While determining the scope of "the market" under Section 30(3), the court emphasised the fact that the act mentions only the term "the market", without defining it, and ignored the wording in Section 30(3) which mentions goods bearing a "registered trade mark". This may be relevant in order to comprehend the scope of the term "the market" as intended by the statute.

Further, with the intention of strictly enforcing border protection measures relating to IP rights in India, the central government passed the Intellectual Property Rights (Imported Goods) Enforcement Rules 2007, which explicitly define "goods infringing intellectual property rights" under Clause 2(a) to mean:

"any goods which are made, reproduced, put into circulation or otherwise used in breach of the intellectual property laws in India or outside India and without the consent of the right holder or a person duly authorised to do so by the right holder."

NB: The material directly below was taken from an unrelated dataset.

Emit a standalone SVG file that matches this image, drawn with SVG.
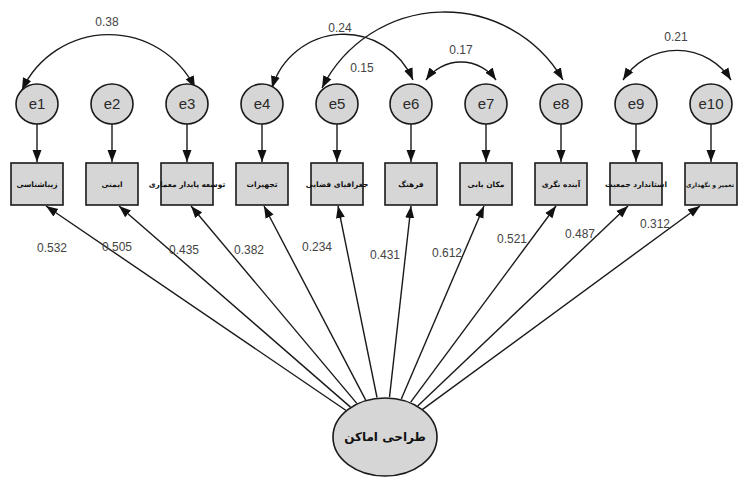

These rules empower the customs authorities, at the request of the rights holder, to prohibit and/or suspend the trading and disposal of allegedly infringing goods in India. 

The judgment is also silent regarding the interests of permitted users and exclusive licensees in relation to use of a registered trademark in India in case of allowance of parallel imports, even though the court laid down how adoption of the principle of national exhaustion would be unfavourable to consumer interests.

Overall, there appears to be an air of ambiguity on the issue of exhaustion of rights in relation to trademarks. Thus, legislative intervention is needed to clear the air and identify the specific intention behind the nature and extent of exhaustion of trademark rights in India. Such intervention would also be justified to pre-empt the conflicts that may arise in the Indian commercial sector between rights holders and importers.